Wednesday, July 7, 2021

When Fear Knocks on Your Door

 It's like a horror movie.  You hear the knock but you don't want to answer because you suspect it's something you don't want to face.  Fear is persistent.  It's going to keep knocking at all times and in all circumstances.

Our daughter called me at the beginning of the pandemic.  I could hear the fear in her voice as she explained her situation.  The people higher on the seniority list already slammed the door on fear because they were afraid what would happen.  The assignment was glaring into our daughter's soul and it scared the hell out of her.  She was afraid of the consequences of saying yes.  I was more concerned about what would happen if she said no. Fear has knocked on my door so many times that I might as well just give him a key and offer him one of my spare bedrooms.  "If you don't go to Shanghai to bring home the stranded Americans, fear will win and you might as well crawl into your bedroom and hide until the pandemic is over," I told her.  She agreed.  She found herself and her friends walking the empty streets of Shanghai while the other millions of residents took shelter in their homes.

The pandemic will go down as one of the most fearful times in modern history.  I'm still kicking myself for not doing more to help those suffering, especially those who took their own lives rather than answer the doorbell when fear stood outside.  My only reprieve is showing up at the last minute when a childhood friend summoned everyone he knew for a going away party.  He fell that day and the hospice people told him he would have to stay home and miss his own shindig.  I looked around at all the people wearing their aloha shirts and thought about my buddy.  He died a few days later.  What he left behind was a huge dose of much needed aloha for his loved ones.  Well done, Robbie.  Well done.  You face your fear like a major league closer in game 7 of the World Series and you answered the call.

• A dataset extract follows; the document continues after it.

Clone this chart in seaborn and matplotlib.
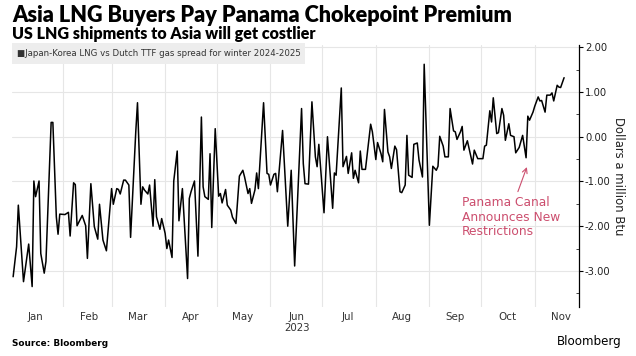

Wilson has been in New York City with my friend, Erin, since the beginning of the pandemic.  My plan was to visit Erin and introduce her to Wilson in person but New York City turned into a war zone and became off limits, especially to people like Erin who are at high risk due to stage IV cancer.    Fear knocked on her door and she answered reluctantly.  Despite her attempts to fight back she is losing.  Many of her friends are missing in action because they don't know what to say or do.  How does one respond when their friend tells them, "I'm going to lose every hair on my body and next month is my wedding."?

I meditate every morning for about an hour.  The idea is to become familiar with my thoughts.  My sixty minute episode today was centered around my friend, Erin.  Like me, she writes.  She can tell you first-hand what fear is all about.  If Wilson could talk, I'm sure he could describe in great detail what it's like hanging out with someone like Erin.  Erin will have to say good-bye to Wilson some time.  So will I.  Wilson doesn't belong to me or Erin.  Wilson has an important job ahead of him.  Before I say good-bye I must do something I've been fearing.  I must write the final chapter in "The Adventures of Castaway Wilson." Fear won't really care about the story or the people he hurt along the way.  Fear will move on to another door.  I wish I could just punch him and make him go away.  It doesn't work that way.  Have a great day.